For me the setting of any book if it’s pivotal to the story becomes a character in the story. The reader has to be able to see the setting in the same way they vision the characters. This means giving enough description to convey a frame work for that character/setting without being to prescriptive and depriving the reader of the fun of having their own vision of what the person/place looks like.
When it comes to settings for my first three books given they’re science fiction the sky’s the limit (literally in some cases). You can let your imagination go wild and in many cases the wilder the better as long as you can convey something tangible to the reader. The trick being to give them enough for them to form a picture in their minds that hopefully wows them while at the same time it’s one that works in the context of the story.
With my latest book, Inspector Kirby and Harold Longcoat, A Northumbrian Mystery (and the two follow-ups nearing completion) the challenge is different and in many ways harder. For the first time I’m dealing with places that exist (mostly!). Set in Newcastle and Northumberland these are settings some people will know well, so I need to be true to them. Even if the reader doesn’t know them they can always look them up on-line. In this case I need to give a correct impression, again while leaving the reader of the fun of forming their own picture, whether that’s from memory or pure imagination. After all I’m not writing a tour guide.
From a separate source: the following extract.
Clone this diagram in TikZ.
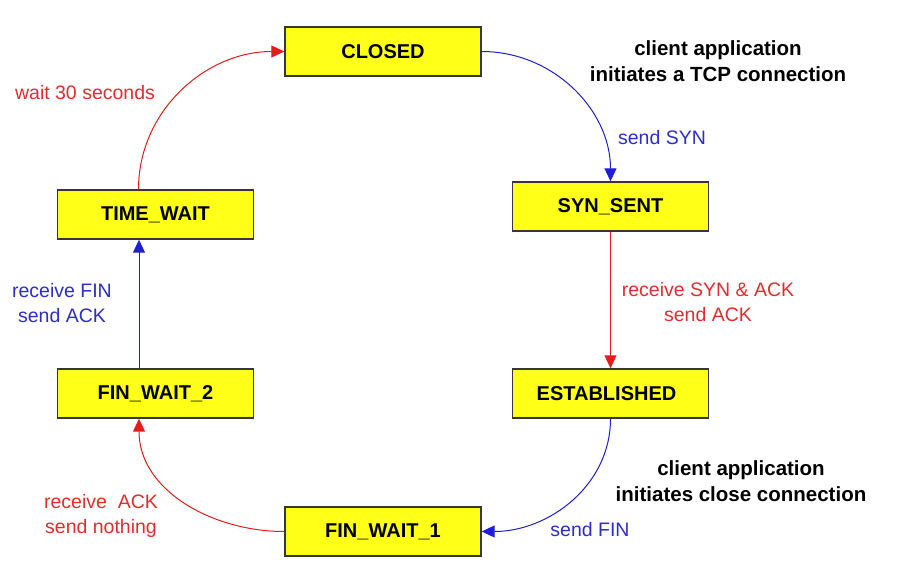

What it’s taught me, which I think is a valuable lesson is to see these (sometimes iconic settings) through the eyes of my characters, to concentrate more on their reactions to them. They may be places they know well or in the case of my books, thought they knew well and are now seeing them in a very different light. In doing so I try to describe the emotions and feelings it stirs in them. Also how it impacts on their memories and feelings they associate with a place. The fun for me, is that those feelings and emotions will echo my own as many of these are places, locations I also know well. With one such building Kirby describes it as “looking like a Victorian railway station”, which is how as a student it always struck me. I hope , to anyone who reads these books those feeling, often of great fondness come through in the writing and even in a few cases leads to a desire to visit a part of England that means so much to me.
So now when I read good fiction I see how a few well-chosen words can form a substantial picture of a character or a place. Evoking the emotion and feel of setting is as important as describing its physical characteristics. Something for me to continue to work on.